Home>Back-to-school week spring 2025

17.02.2025

Back-to-school week spring 2025

Before the spring term, students at Urban School participated in a back-to-school week from 20 to 25 January 2025. This week, designed as a time to explore and deepen their knowledge outside the academic framework, enabled them to participate in various workshops, bootcamps, refresher sessions and lectures. Students from the Master Governing the Large Metropolis (GLM) went to Nairobi for their annual study trip, those from the Master Governing Ecological Transitions in Cities (GETIC) attended the CIVICA Honour Seminar, while those from the Master Regional and Urban Strategy (STU) alternated between field visits, an inaugural conference and themed workshops.

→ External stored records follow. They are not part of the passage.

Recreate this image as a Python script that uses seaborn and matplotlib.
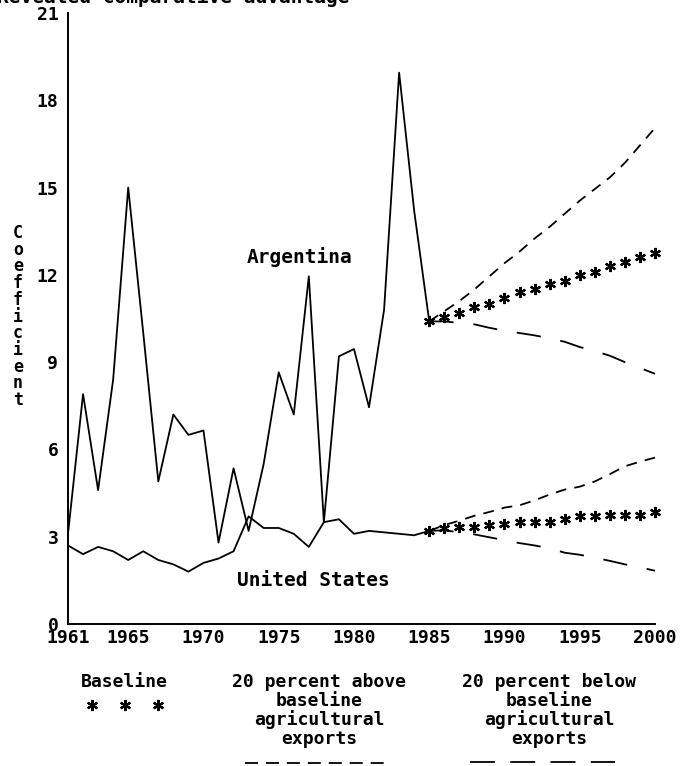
import numpy as np
import pandas as pd
import seaborn as sns
import matplotlib.pyplot as plt
from matplotlib.lines import Line2D

# historical coefficients, 1961-1985
years_hist = list(range(1961, 1986))
argentina = [3.1, 7.9, 4.6, 8.4, 15.0, 10.0, 4.9, 7.2, 6.5, 6.65, 2.8, 5.35, 3.2,
             5.5, 8.65, 7.2, 11.95, 3.5, 9.2, 9.45, 7.45, 10.8, 18.95, 14.2, 10.4]
united_states = [2.7, 2.4, 2.65, 2.5, 2.2, 2.5, 2.2, 2.05, 1.8, 2.1, 2.25, 2.5, 3.7,
                 3.3, 3.3, 3.1, 2.65, 3.5, 3.6, 3.1, 3.2, 3.15, 3.1, 3.05, 3.2]

# projections, 1985-2000
years_proj = list(range(1985, 2001))
arg_base = [10.4, 10.55, 10.7, 10.9, 11.0, 11.2, 11.4, 11.5, 11.7, 11.8, 12.0, 12.1,
            12.3, 12.45, 12.6, 12.75]
arg_high = [10.4, 10.75, 11.1, 11.5, 11.95, 12.4, 12.8, 13.25, 13.65, 14.1, 14.55,
            14.95, 15.35, 15.85, 16.45, 17.05]
arg_low = [10.4, 10.4, 10.35, 10.3, 10.18, 10.08, 10.0, 9.92, 9.82, 9.7, 9.52, 9.38,
           9.22, 9.0, 8.8, 8.6]
us_base = [3.2, 3.3, 3.32, 3.35, 3.4, 3.42, 3.5, 3.52, 3.52, 3.62, 3.7, 3.72, 3.74,
           3.75, 3.76, 3.85]
us_high = [3.2, 3.4, 3.55, 3.72, 3.85, 4.0, 4.08, 4.25, 4.45, 4.62, 4.72, 4.9, 5.15,
           5.42, 5.58, 5.72]
us_low = [3.2, 3.22, 3.15, 3.08, 2.98, 2.88, 2.78, 2.7, 2.6, 2.45, 2.38, 2.28, 2.17,
          2.05, 1.95, 1.83]

xtick_labels = [1961, 1965, 1970, 1975, 1980, 1985, 1990, 1995, 2000]
ytick_labels = [0, 3, 6, 9, 12, 15, 18, 21]

sns.set_style("white")
plt.rcParams['font.family'] = ['DejaVu Sans Mono', 'DejaVu Sans']
plt.rcParams['font.weight'] = 'bold'
plt.rcParams['text.color'] = 'k'
plt.rcParams['xtick.labelcolor'] = 'k'
plt.rcParams['ytick.labelcolor'] = 'k'

W, H = 697, 766
fig = plt.figure(figsize=(W / 100, H / 100), dpi=100)
ax = fig.add_axes([68 / W, 1 - 624 / H, (655 - 68) / W, (624 - 13) / H])

lw = 1.3
short_dash = (0, (6.0, 4.5))
long_dash = (0, (13.5, 11.0))
star = (6, 2, 0)

hist = pd.DataFrame({'year': years_hist, 'Argentina': argentina,
                     'United States': united_states})
sns.lineplot(data=hist, x='year', y='Argentina', color='k', lw=lw, ax=ax)
sns.lineplot(data=hist, x='year', y='United States', color='k', lw=lw, ax=ax)

proj = pd.DataFrame({'year': years_proj, 'arg_base': arg_base, 'arg_high': arg_high,
                     'arg_low': arg_low, 'us_base': us_base, 'us_high': us_high,
                     'us_low': us_low})
for col in ['arg_high', 'us_high']:
    sns.lineplot(data=proj, x='year', y=col, color='k', lw=lw, linestyle=short_dash,
                 clip_on=False, ax=ax)
for col in ['arg_low', 'us_low']:
    sns.lineplot(data=proj, x='year', y=col, color='k', lw=lw, linestyle=long_dash,
                 clip_on=False, ax=ax)
for col in ['arg_base', 'us_base']:
    sns.lineplot(data=proj, x='year', y=col, color='k', linestyle='', marker=star,
                 markersize=8, markeredgewidth=1.6, markeredgecolor='k',
                 clip_on=False, ax=ax)

ax.set_xlim(1961, 2000)
ax.set_ylim(0, 21)
ax.set_xlabel('')
ax.set_ylabel('')
for s in ['top', 'right']:
    ax.spines[s].set_visible(False)
for s in ['left', 'bottom']:
    ax.spines[s].set_linewidth(1.4)
    ax.spines[s].set_color('k')

ax.set_xticks(xtick_labels)
ax.set_xticklabels([str(y) for y in xtick_labels])
ax.set_xticks(range(1961, 2001), minor=True)
ax.set_yticks(ytick_labels)
ax.set_yticklabels([str(v) for v in ytick_labels])
ax.set_yticks(np.arange(1.5, 21, 3), minor=True)

ax.tick_params(axis='x', which='both', direction='inout', length=6, width=1.3,
               labelsize=13, pad=0.5, color='k')
ax.tick_params(axis='y', which='major', direction='inout', length=6, width=1.3,
               labelsize=13, pad=4, color='k')
ax.tick_params(axis='y', which='minor', direction='inout', length=3, width=1.3, color='k')
for t in ax.get_xticklines() + ax.get_yticklines():
    t.set_clip_on(False)

ax.text(1976.4, 12.6, 'Argentina', fontsize=14, ha='center', va='center')
ax.text(1977.3, 1.5, 'United States', fontsize=14, ha='center', va='center')

# stacked y label
for i, ch in enumerate('Coefficient'):
    fig.text(18 / W, 1 - (233 + i * 16.7) / H, ch, fontsize=12, ha='center', va='center')

# clipped heading at the very top
fig.text(-0.004, 1 - 3 / H, 'Revealed comparative advantage', fontsize=14,
         ha='left', va='baseline')

# legend below the axis
fig.text(124 / W, 1 - 682 / H, 'Baseline', fontsize=13, ha='center', va='center')
fig.add_artist(Line2D([92 / W, 125 / W, 158 / W], [1 - 705 / H] * 3, transform=fig.transFigure,
                      color='k', linestyle='', marker=star, markersize=8,
                      markeredgewidth=1.6))

fig.text(319 / W, 1 - 682 / H, '20 percent above', fontsize=13, ha='center', va='center')
fig.text(549 / W, 1 - 682 / H, '20 percent below', fontsize=13, ha='center', va='center')
for cx in [319, 549]:
    fig.text(cx / W, 1 - 701 / H, 'baseline', fontsize=13, ha='center', va='center')
    fig.text(cx / W, 1 - 720 / H, 'agricultural', fontsize=13, ha='center', va='center')
    fig.text(cx / W, 1 - 739 / H, 'exports', fontsize=13, ha='center', va='center')

fig.add_artist(Line2D([245 / W, 390 / W], [1 - 763 / H] * 2, transform=fig.transFigure,
                      color='k', lw=lw, linestyle=(0, (7.2, 4.4))))
fig.add_artist(Line2D([470 / W, 615 / W], [1 - 762 / H] * 2, transform=fig.transFigure,
                      color='k', lw=lw, linestyle=(0, (13.8, 8.5))))

fig.savefig('out.png', dpi=100)
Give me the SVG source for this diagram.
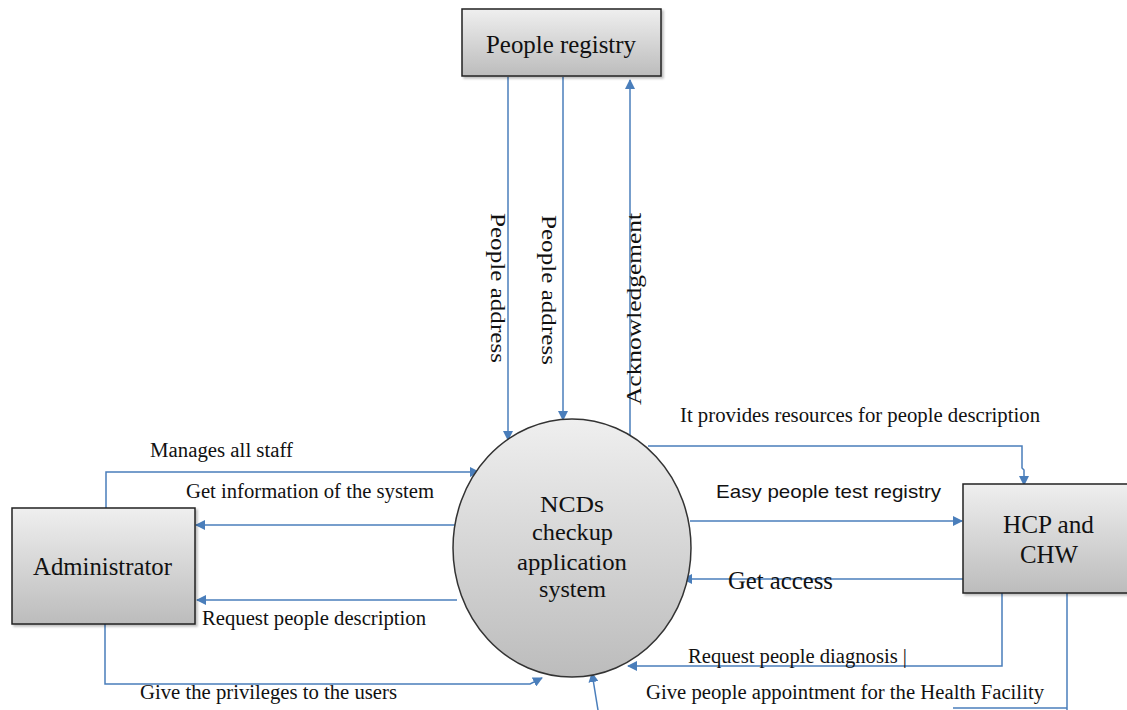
<svg xmlns="http://www.w3.org/2000/svg" width="1127" height="710" viewBox="0 0 1127 710">
<defs>
<linearGradient id="g" x1="0" y1="0" x2="0" y2="1">
<stop offset="0" stop-color="#efefef"/>
<stop offset="1" stop-color="#bcbcbc"/>
</linearGradient>
<marker id="ah" viewBox="0 0 10 10" refX="9" refY="5" markerWidth="10" markerHeight="10" markerUnits="userSpaceOnUse" orient="auto">
<path d="M0,0 L10,5 L0,10 z" fill="#4a7ebb"/>
</marker>
<filter id="sh" x="-10%" y="-10%" width="130%" height="130%">
<feDropShadow dx="2" dy="2" stdDeviation="1" flood-color="#000" flood-opacity="0.25"/>
</filter>
</defs>
<style>
.box{fill:url(#g);stroke:#222;stroke-width:1.5;filter:url(#sh)}
.nt{font-family:"Liberation Serif","Times New Roman",serif;font-size:26px;fill:#111}
.ct{font-family:"Liberation Serif","Times New Roman",serif;font-size:23px;fill:#111}
.lb{font-family:"Liberation Serif","Times New Roman",serif;font-size:20px;fill:#111}
.vl{font-family:"Liberation Serif","Times New Roman",serif;font-size:22px;fill:#111}
.sl{font-family:"Liberation Sans",Arial,sans-serif;font-size:19px;fill:#111}
.c{fill:none;stroke:#4a7ebb;stroke-width:1.5}
.a{marker-end:url(#ah)}
</style>
<g id="connectors">
<path class="c a" d="M508,77 V440"/>
<path class="c a" d="M563,77 V420"/>
<path class="c a" d="M630,436 V80"/>
<path class="c a" d="M106,508 V472 H479"/>
<path class="c a" d="M455,525 H196"/>
<path class="c a" d="M457,600 H197"/>
<path class="c a" d="M105,624 V684 H530 L542,678"/>
<path class="c a" d="M648,446 H1022 V468 L1024,470 V485"/>
<path class="c a" d="M690,521 H962"/>
<path class="c a" d="M966,579 H683"/>
<path class="c a" d="M1002,592 V666 H628"/>
<path class="c" d="M1067,592 V710"/>
<path class="c" d="M953,708 H1067"/>
<path class="c a" d="M598,710 L592,673"/>
</g>
<g id="labels">
<text class="vl" transform="translate(491,213) rotate(90)" textLength="150" lengthAdjust="spacingAndGlyphs">People address</text>
<text class="vl" transform="translate(542,215) rotate(90)" textLength="150" lengthAdjust="spacingAndGlyphs">People address</text>
<text class="vl" transform="translate(641,405) rotate(-90)" textLength="192" lengthAdjust="spacingAndGlyphs">Acknowledgement</text>
<text class="lb" x="150" y="457" textLength="143" lengthAdjust="spacingAndGlyphs">Manages all staff</text>
<text class="lb" x="186" y="498" textLength="248" lengthAdjust="spacingAndGlyphs">Get information of the system</text>
<text class="lb" x="202" y="625" textLength="224" lengthAdjust="spacingAndGlyphs">Request people description</text>
<text class="lb" x="140" y="699" textLength="257" lengthAdjust="spacingAndGlyphs">Give the privileges to the users</text>
<text class="lb" x="680" y="422" textLength="360" lengthAdjust="spacingAndGlyphs">It provides resources for people description</text>
<text class="sl" x="716" y="498" textLength="225" lengthAdjust="spacingAndGlyphs">Easy people test registry</text>
<text class="nt" x="728" y="589" style="font-size:25px" textLength="105" lengthAdjust="spacingAndGlyphs">Get access</text>
<text class="lb" x="688" y="663" textLength="219" lengthAdjust="spacingAndGlyphs">Request people diagnosis |</text>
<text class="lb" x="646" y="699" textLength="398" lengthAdjust="spacingAndGlyphs">Give people appointment for the Health Facility</text>
</g>
<g id="people-registry">
<rect class="box" x="462" y="9" width="199" height="67"/>
<text class="nt" x="486" y="53" textLength="150" lengthAdjust="spacingAndGlyphs">People registry</text>
</g>
<g id="administrator">
<rect class="box" x="12" y="508" width="183" height="116"/>
<text class="nt" x="33" y="575" textLength="139" lengthAdjust="spacingAndGlyphs">Administrator</text>
</g>
<g id="hcp-chw">
<rect class="box" x="963" y="484" width="170" height="109"/>
<text class="nt" x="1003" y="533" textLength="91" lengthAdjust="spacingAndGlyphs">HCP and</text>
<text class="nt" x="1020" y="563" textLength="58" lengthAdjust="spacingAndGlyphs">CHW</text>
</g>
<g id="system">
<ellipse cx="572" cy="548" rx="119" ry="129" fill="url(#g)" stroke="#333" stroke-width="1.5"/>
<text class="ct" x="540" y="512" textLength="64" lengthAdjust="spacingAndGlyphs">NCDs</text>
<text class="ct" x="532" y="540" textLength="81" lengthAdjust="spacingAndGlyphs">checkup</text>
<text class="ct" x="517" y="570" textLength="110" lengthAdjust="spacingAndGlyphs">application</text>
<text class="ct" x="539" y="597" textLength="67" lengthAdjust="spacingAndGlyphs">system</text>
</g>
</svg>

Find out more about our trip to Nairobi, Kenya. 
 

   

CIVICA Honour seminar – winter 2025 

   

This year's seminar focused on 'Negotiation skills for public policy: climate change & environmental transition', an essential theme for understanding the dynamics of negotiation in environmental and climate policies. The seminar brought together students from the Master Governing Ecological Transitions in Cities with students from the CIVICA   partner network at Bocconi University, Hertie School, IE University and the SGH Warsaw School of Economics.
Led by Dr. Francesco Marchi, a negotiation expert and director of negotiation expertise at ALTERNEGO, the seminar enabled students to explore negotiation mechanisms in an urban and environmental context.

Guest speakers  :

  • Alexandra SOMBSTHAY – VP AKUO Energy
  • Pasquale CAPIZZI, Associate Director | Leader, Resilience and Climate Adaptation | Europe, ARUP (Milan) 
  • Joana VEIRA DA SILVA – Former coordinator and negotiator for the Climate Change (TBC) 

The seminar aims to encourage the meeting between practice and research, as well as to help students develop new capabilities that enable a better understanding on how different organizational or governance structures affect policy-making dynamics.

Another goal of the seminar is to support the professional integration of master’s students. It will focus on negotiation, mediation, and dispute-resolution mechanisms, all of which constitute a set of strategic skills in cities and regions notably useful for students who will take up careers as managers, city administrators, civil servants, diplomats, and policymakers.
The seminar will helped students to:

  • Gain an intellectual understanding of negotiators’ behaviour and central concepts in negotiation as they apply in the urban policy-making environment;
  • Improve their ability to analyse conflict situations and learn how to develop a toolkit of valuable skills, strategies, and approaches;
  • In specific, learn how climate change stakes can be confronted and integrated to other contradictory injunctions.
     

Thematic workshops: design fiction, agriculture and digital transition

Students from the Master Regional and Urban Strategy (STU) took part in one of three themed workshops, each dealing with different issues in territorial and urban governance:

   

Urban/territorial design fiction workshop - "Using fiction to imagine the cities and territories of the future" 

This workshop explored the future of cities and regions using fiction as a tool for collective reflection. By combining foresight, creativity, and storytelling, participants imagined future scenarios to better understand their practical implications for the management and design of urban and regional spaces.

Workshop led by Guillermo Martin, consultant, teacher, speaker, author.

The challenges and levers of agricultural transition in the regions 

During this workshop, the students addressed the challenges of agricultural transition in rural and peri-urban areas. After analysing current issues, they worked on an agro-ecological diagnosis. They explored practical solutions, in particular the role of local authorities in financing this transition, illustrated by the case of the Ferme de l'Envol in the Île-de-France region.

Workshop led by Sophie Pons, Training and Agroforestry Director at Fermes d'Avenir.

Digital platforms and regulation 

This workshop highlighted the growing role of digital technologies and data in economic dynamics. Using the concepts of 'platform capitalism' and 'surveillance capitalism', participants considered the social, economic and political implications of digital platforms and the issues involved in regulating them.

Workshop led by Manon Laugaa, post-doctoral researcher at the Urban School.

Inaugural conference: how can cooperatives facilitate the ecological transition and meet local needs?

The students of the Master's in Regional and Urban Strategy began their pre-term week with an inaugural conference on the cooperative model, which is highly developed in the agricultural world and has been deployed in new sectors of activity for the past twenty years. This model presents a real alternative to traditional business models by involving several stakeholders and differentiating itself through its strong territorial roots. 

The speaker, Catherine El Arouni, is a graduate of Sciences Po and HEC, she has spent the last twenty years or so at the helm of some of the world's leading social economy organisations, both associations and foundations (WWF and Restos du Cœur) and cooperatives (Enercoop). She steers the transformation and evolution of organisations by involving volunteer and staff, having developed diversified managerial practices in both the private sector and the SSE world. She has mastered the various components of Corporate Social Responsibility, working the social, environmental and societal fields. Because of her role, questions of governance are also at the heart of her day-to-day work.